Instruction:
Return the listing below verbatim. Pictures do not belong in the copy.
:: Collected material ::
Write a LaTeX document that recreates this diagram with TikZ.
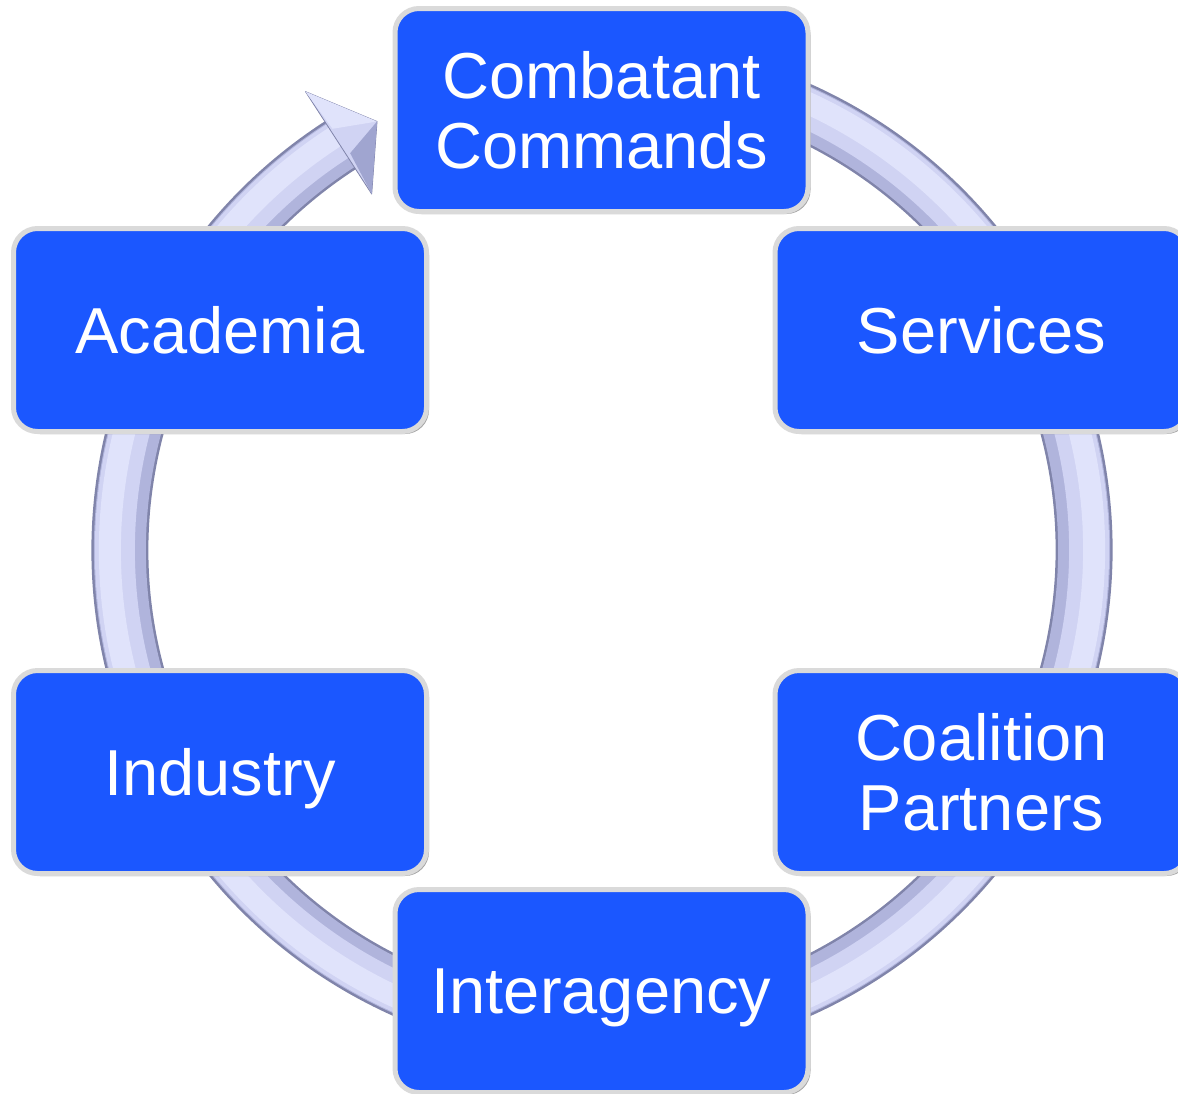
\documentclass[tikz,border=0pt]{standalone}
\usepackage{fontspec}
\setmainfont{Liberation Sans}
\usetikzlibrary{shadows}
\definecolor{boxblue}{RGB}{27,87,255}
\definecolor{boxrim}{RGB}{218,218,218}
\definecolor{ringdark}{RGB}{128,132,170}
\definecolor{ringshade}{RGB}{176,180,220}
\definecolor{ringmid}{RGB}{208,211,243}
\definecolor{ringlight}{RGB}{224,227,251}
\definecolor{headdark}{RGB}{160,165,208}
\tikzset{
  bluebox/.style={draw=boxrim, line width=5pt, fill=boxblue, rounded corners=24pt,
    minimum width=413pt, minimum height=203pt, inner sep=0pt, align=center,
    text=white, font=\fontsize{65}{70}\selectfont, text depth=0pt,
    drop shadow={shadow xshift=2.5pt, shadow yshift=-2.5pt, fill=black, opacity=0.35}},
  ringpart/.style={line cap=butt},
}
\begin{document}
\begin{tikzpicture}[x=1pt,y=-1pt]
\useasboundingbox (0,0) rectangle (1178,1093);
\clip (0,0) rectangle (1178,1093);
% ring arrow
\begin{scope}[shift={(602,550)}]
  \coordinate (ringstart) at (-75:482);
  \coordinate (headbase) at (237.1:482);
  \draw[ringpart, line width=57pt, ringdark] (ringstart) arc[start angle=-75, end angle=237.1, radius=482];
  \draw[ringpart, line width=52pt, ringshade] (-75:482) arc[start angle=-75, end angle=237.1, radius=482];
  \draw[ringpart, line width=40pt, ringmid] (-75:487) arc[start angle=-75, end angle=237.1, radius=487];
  \draw[ringpart, line width=22pt, ringlight] (-75:492) arc[start angle=-75, end angle=237.1, radius=492];
  \coordinate (barbA) at (237.1:546);
  \coordinate (tip) at (242.3:484);
  \coordinate (barbB) at (237.1:424);
  \fill[ringmid, draw=ringdark, line width=0.8pt, line join=round] (barbA) -- (tip) -- (barbB) -- cycle;
  \fill[headdark] (tip) -- (barbB) -- (237.6:470) -- cycle;
  \fill[ringlight] (barbA) -- (tip) -- (237.4:500) -- cycle;
\end{scope}
% boxes
\node[bluebox] (cc) at (601.5,110) {Combatant\\Commands};
\node[bluebox] (ac) at (220,330) {Academia};
\node[bluebox] (sv) at (981.5,330) {Services};
\node[bluebox] (in) at (220,772) {Industry};
\node[bluebox] (cp) at (981.5,772) {Coalition\\Partners};
\node[bluebox] (ia) at (601.5,991) {Interagency};
\end{tikzpicture}
\end{document}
:::
Written solution:
Write a LaTeX document that recreates this diagram with TikZ.
\documentclass[tikz,border=0pt]{standalone}
\usepackage{fontspec}
\setmainfont{Liberation Sans}
\usetikzlibrary{shadows}
\definecolor{boxblue}{RGB}{27,87,255}
\definecolor{boxrim}{RGB}{218,218,218}
\definecolor{ringdark}{RGB}{128,132,170}
\definecolor{ringshade}{RGB}{176,180,220}
\definecolor{ringmid}{RGB}{208,211,243}
\definecolor{ringlight}{RGB}{224,227,251}
\definecolor{headdark}{RGB}{160,165,208}
\tikzset{
  bluebox/.style={draw=boxrim, line width=5pt, fill=boxblue, rounded corners=24pt,
    minimum width=413pt, minimum height=203pt, inner sep=0pt, align=center,
    text=white, font=\fontsize{65}{70}\selectfont, text depth=0pt,
    drop shadow={shadow xshift=2.5pt, shadow yshift=-2.5pt, fill=black, opacity=0.35}},
  ringpart/.style={line cap=butt},
}
\begin{document}
\begin{tikzpicture}[x=1pt,y=-1pt]
\useasboundingbox (0,0) rectangle (1178,1093);
\clip (0,0) rectangle (1178,1093);
% ring arrow
\begin{scope}[shift={(602,550)}]
  \coordinate (ringstart) at (-75:482);
  \coordinate (headbase) at (237.1:482);
  \draw[ringpart, line width=57pt, ringdark] (ringstart) arc[start angle=-75, end angle=237.1, radius=482];
  \draw[ringpart, line width=52pt, ringshade] (-75:482) arc[start angle=-75, end angle=237.1, radius=482];
  \draw[ringpart, line width=40pt, ringmid] (-75:487) arc[start angle=-75, end angle=237.1, radius=487];
  \draw[ringpart, line width=22pt, ringlight] (-75:492) arc[start angle=-75, end angle=237.1, radius=492];
  \coordinate (barbA) at (237.1:546);
  \coordinate (tip) at (242.3:484);
  \coordinate (barbB) at (237.1:424);
  \fill[ringmid, draw=ringdark, line width=0.8pt, line join=round] (barbA) -- (tip) -- (barbB) -- cycle;
  \fill[headdark] (tip) -- (barbB) -- (237.6:470) -- cycle;
  \fill[ringlight] (barbA) -- (tip) -- (237.4:500) -- cycle;
\end{scope}
% boxes
\node[bluebox] (cc) at (601.5,110) {Combatant\\Commands};
\node[bluebox] (ac) at (220,330) {Academia};
\node[bluebox] (sv) at (981.5,330) {Services};
\node[bluebox] (in) at (220,772) {Industry};
\node[bluebox] (cp) at (981.5,772) {Coalition\\Partners};
\node[bluebox] (ia) at (601.5,991) {Interagency};
\end{tikzpicture}
\end{document}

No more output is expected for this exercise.